## Problem requirements
Leave out the pictures and copy each record below exactly.

## Dataset extract
§ §

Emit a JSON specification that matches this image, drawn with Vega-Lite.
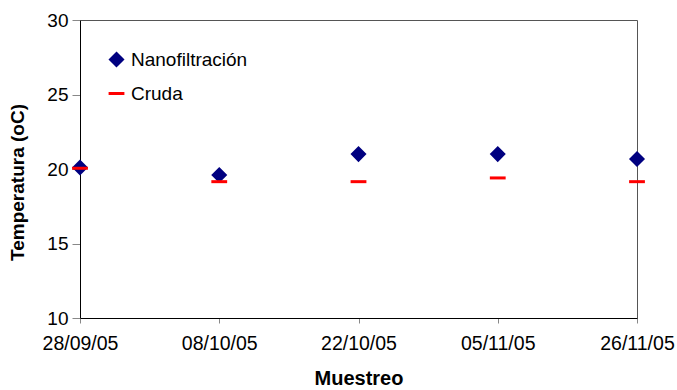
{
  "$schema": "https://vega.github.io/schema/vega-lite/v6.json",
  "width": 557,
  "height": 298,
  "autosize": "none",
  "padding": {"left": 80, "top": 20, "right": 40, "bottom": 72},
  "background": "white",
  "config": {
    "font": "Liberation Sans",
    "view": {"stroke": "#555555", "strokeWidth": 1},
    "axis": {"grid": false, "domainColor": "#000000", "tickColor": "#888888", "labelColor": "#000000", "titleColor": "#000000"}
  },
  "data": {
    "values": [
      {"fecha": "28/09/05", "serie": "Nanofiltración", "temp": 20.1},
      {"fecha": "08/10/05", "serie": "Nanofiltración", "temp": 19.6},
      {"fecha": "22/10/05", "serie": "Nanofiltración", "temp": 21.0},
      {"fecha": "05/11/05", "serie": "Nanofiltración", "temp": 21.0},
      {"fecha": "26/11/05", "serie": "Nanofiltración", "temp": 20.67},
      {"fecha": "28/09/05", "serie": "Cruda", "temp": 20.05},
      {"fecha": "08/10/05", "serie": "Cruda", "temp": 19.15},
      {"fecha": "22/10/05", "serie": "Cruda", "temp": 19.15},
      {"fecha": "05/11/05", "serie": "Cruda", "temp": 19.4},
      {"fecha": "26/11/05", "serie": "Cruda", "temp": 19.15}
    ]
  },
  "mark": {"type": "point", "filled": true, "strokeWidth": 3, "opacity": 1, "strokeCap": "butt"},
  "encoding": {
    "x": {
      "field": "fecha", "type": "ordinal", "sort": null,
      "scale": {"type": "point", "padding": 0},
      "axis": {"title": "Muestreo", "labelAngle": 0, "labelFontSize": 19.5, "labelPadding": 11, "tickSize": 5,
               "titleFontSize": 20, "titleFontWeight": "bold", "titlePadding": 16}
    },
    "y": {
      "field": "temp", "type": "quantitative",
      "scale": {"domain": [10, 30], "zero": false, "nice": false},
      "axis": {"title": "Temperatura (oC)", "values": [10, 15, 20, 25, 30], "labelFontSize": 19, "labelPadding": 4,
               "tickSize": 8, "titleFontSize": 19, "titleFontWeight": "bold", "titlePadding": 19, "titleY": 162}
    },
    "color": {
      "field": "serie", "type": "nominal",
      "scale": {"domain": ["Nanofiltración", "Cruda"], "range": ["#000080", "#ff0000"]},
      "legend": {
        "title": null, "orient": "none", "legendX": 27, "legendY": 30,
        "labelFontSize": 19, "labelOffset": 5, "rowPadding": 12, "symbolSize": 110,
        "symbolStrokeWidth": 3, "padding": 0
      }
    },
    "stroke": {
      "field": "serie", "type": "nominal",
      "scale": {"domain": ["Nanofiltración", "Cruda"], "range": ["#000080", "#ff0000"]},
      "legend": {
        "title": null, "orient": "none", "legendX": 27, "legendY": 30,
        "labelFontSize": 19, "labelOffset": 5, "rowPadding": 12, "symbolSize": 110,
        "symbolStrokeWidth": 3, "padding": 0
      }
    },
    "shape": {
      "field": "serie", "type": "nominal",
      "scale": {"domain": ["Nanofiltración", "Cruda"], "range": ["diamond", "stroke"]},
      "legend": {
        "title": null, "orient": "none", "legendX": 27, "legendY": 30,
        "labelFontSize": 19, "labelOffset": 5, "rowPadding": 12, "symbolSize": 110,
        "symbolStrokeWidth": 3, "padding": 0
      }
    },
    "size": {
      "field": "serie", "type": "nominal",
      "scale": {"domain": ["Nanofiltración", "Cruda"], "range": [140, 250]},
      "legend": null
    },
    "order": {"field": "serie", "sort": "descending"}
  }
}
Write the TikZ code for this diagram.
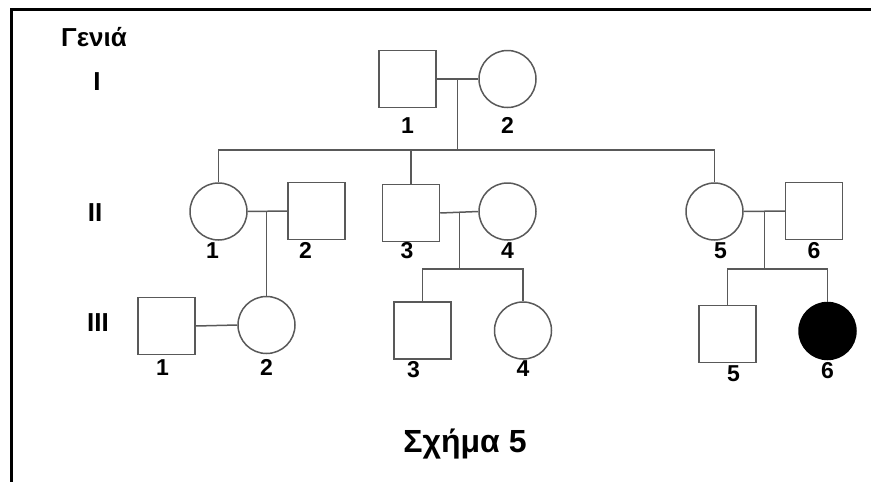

§ §

## Answer to the exercise
Emit a JSON specification that matches this image, drawn with Vega-Lite.
{
  "$schema": "https://vega.github.io/schema/vega-lite/v6.json",
  "width": 557,
  "height": 298,
  "autosize": "none",
  "padding": {"left": 80, "top": 20, "right": 40, "bottom": 72},
  "background": "white",
  "config": {
    "font": "Liberation Sans",
    "view": {"stroke": "#555555", "strokeWidth": 1},
    "axis": {"grid": false, "domainColor": "#000000", "tickColor": "#888888", "labelColor": "#000000", "titleColor": "#000000"}
  },
  "data": {
    "values": [
      {"fecha": "28/09/05", "serie": "Nanofiltración", "temp": 20.1},
      {"fecha": "08/10/05", "serie": "Nanofiltración", "temp": 19.6},
      {"fecha": "22/10/05", "serie": "Nanofiltración", "temp": 21.0},
      {"fecha": "05/11/05", "serie": "Nanofiltración", "temp": 21.0},
      {"fecha": "26/11/05", "serie": "Nanofiltración", "temp": 20.67},
      {"fecha": "28/09/05", "serie": "Cruda", "temp": 20.05},
      {"fecha": "08/10/05", "serie": "Cruda", "temp": 19.15},
      {"fecha": "22/10/05", "serie": "Cruda", "temp": 19.15},
      {"fecha": "05/11/05", "serie": "Cruda", "temp": 19.4},
      {"fecha": "26/11/05", "serie": "Cruda", "temp": 19.15}
    ]
  },
  "mark": {"type": "point", "filled": true, "strokeWidth": 3, "opacity": 1, "strokeCap": "butt"},
  "encoding": {
    "x": {
      "field": "fecha", "type": "ordinal", "sort": null,
      "scale": {"type": "point", "padding": 0},
      "axis": {"title": "Muestreo", "labelAngle": 0, "labelFontSize": 19.5, "labelPadding": 11, "tickSize": 5,
               "titleFontSize": 20, "titleFontWeight": "bold", "titlePadding": 16}
    },
    "y": {
      "field": "temp", "type": "quantitative",
      "scale": {"domain": [10, 30], "zero": false, "nice": false},
      "axis": {"title": "Temperatura (oC)", "values": [10, 15, 20, 25, 30], "labelFontSize": 19, "labelPadding": 4,
               "tickSize": 8, "titleFontSize": 19, "titleFontWeight": "bold", "titlePadding": 19, "titleY": 162}
    },
    "color": {
      "field": "serie", "type": "nominal",
      "scale": {"domain": ["Nanofiltración", "Cruda"], "range": ["#000080", "#ff0000"]},
      "legend": {
        "title": null, "orient": "none", "legendX": 27, "legendY": 30,
        "labelFontSize": 19, "labelOffset": 5, "rowPadding": 12, "symbolSize": 110,
        "symbolStrokeWidth": 3, "padding": 0
      }
    },
    "stroke": {
      "field": "serie", "type": "nominal",
      "scale": {"domain": ["Nanofiltración", "Cruda"], "range": ["#000080", "#ff0000"]},
      "legend": {
        "title": null, "orient": "none", "legendX": 27, "legendY": 30,
        "labelFontSize": 19, "labelOffset": 5, "rowPadding": 12, "symbolSize": 110,
        "symbolStrokeWidth": 3, "padding": 0
      }
    },
    "shape": {
      "field": "serie", "type": "nominal",
      "scale": {"domain": ["Nanofiltración", "Cruda"], "range": ["diamond", "stroke"]},
      "legend": {
        "title": null, "orient": "none", "legendX": 27, "legendY": 30,
        "labelFontSize": 19, "labelOffset": 5, "rowPadding": 12, "symbolSize": 110,
        "symbolStrokeWidth": 3, "padding": 0
      }
    },
    "size": {
      "field": "serie", "type": "nominal",
      "scale": {"domain": ["Nanofiltración", "Cruda"], "range": [140, 250]},
      "legend": null
    },
    "order": {"field": "serie", "sort": "descending"}
  }
}
Write the TikZ code for this diagram.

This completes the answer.